The Jonestown basketball team was playing in a tournament in Georgetown, Guyana, when the cult came to a violent end on Nov. 18, 1978.
California Rep. Leo Ryan went to the South American country to investigate whether Jones was holding people against their will. Some cult members chose to leave with Ryan but the party was ambushed. Ryan and four others were killed.
Jones ordered his other followers to commit suicide, and more than 900 members drank cyanide-laced, grape-flavored punch. Others were shot by guards loyal to Jones.
Jones lost several family members, including his first wife and their unborn child.
“I wouldn’t be alive if I wasn’t playing basketball,” he said. “With Robert playing basketball, it really kind of gave me the ability to enjoy the game again. I felt guilty. Your family dies, and whether it’s just or unjust, you still have the guilt of like, ’If you were there, could you have changed destiny?’ The mechanisms of what occurred outweighed the influence that we would have had. I wouldn’t be alive if I was there.”
Jones returned to San Francisco and eventually remarried. He and wife Erin have two other sons, Ryan, 17, and Ross, 13.
Rob Jones was a basketball and football star at Archbishop Riordan High. Because he’s 6-foot-6 and 230 pounds, most people thought he’d play college football. But basketball is his passion and he was heavily recruited by WCC schools. He liked what he saw at USD, a small hilltop Catholic school with a breathtaking view of Mission Bay and the Pacific Ocean.
Jones was recruited by Brad Holland, who was fired last spring. When Bill Grier was hired away from Gonzaga’s staff, one of the first things the new head coach did was visit the Jones family to tell them that Rob was one of the players he wanted to build his young team around.
“I remember when they signed him, that I thought, ’That’s a good get. He’s going to be a nice player in our league,’ Grier said. “So I just felt that hey, I need to go make sure he’s on board.

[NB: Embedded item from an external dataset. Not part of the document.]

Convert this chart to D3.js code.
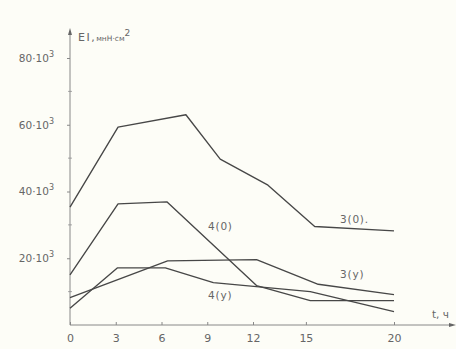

“He still has a ways to go, but it’s because he has such a good upside. He’s nowhere near tapped out,” Grier added. “Off the court he’s got a personality that’s pretty endearing to all types of kids. I think they like being around him. I think he’s got just a really, really bright future.”
Rob Jones developed a passion for basketball in the third grade and his father was his first coach.
“I’ll put it like this — I beat Rob in the eighth grade and haven’t played him since,” Jones Jr. said with a laugh.
Jones Jr. said he and wife decided early on that they weren’t going to allow Jonestown to be a stigma.
“By talking about it and being open about it, it’s empowered all my boys,” he said.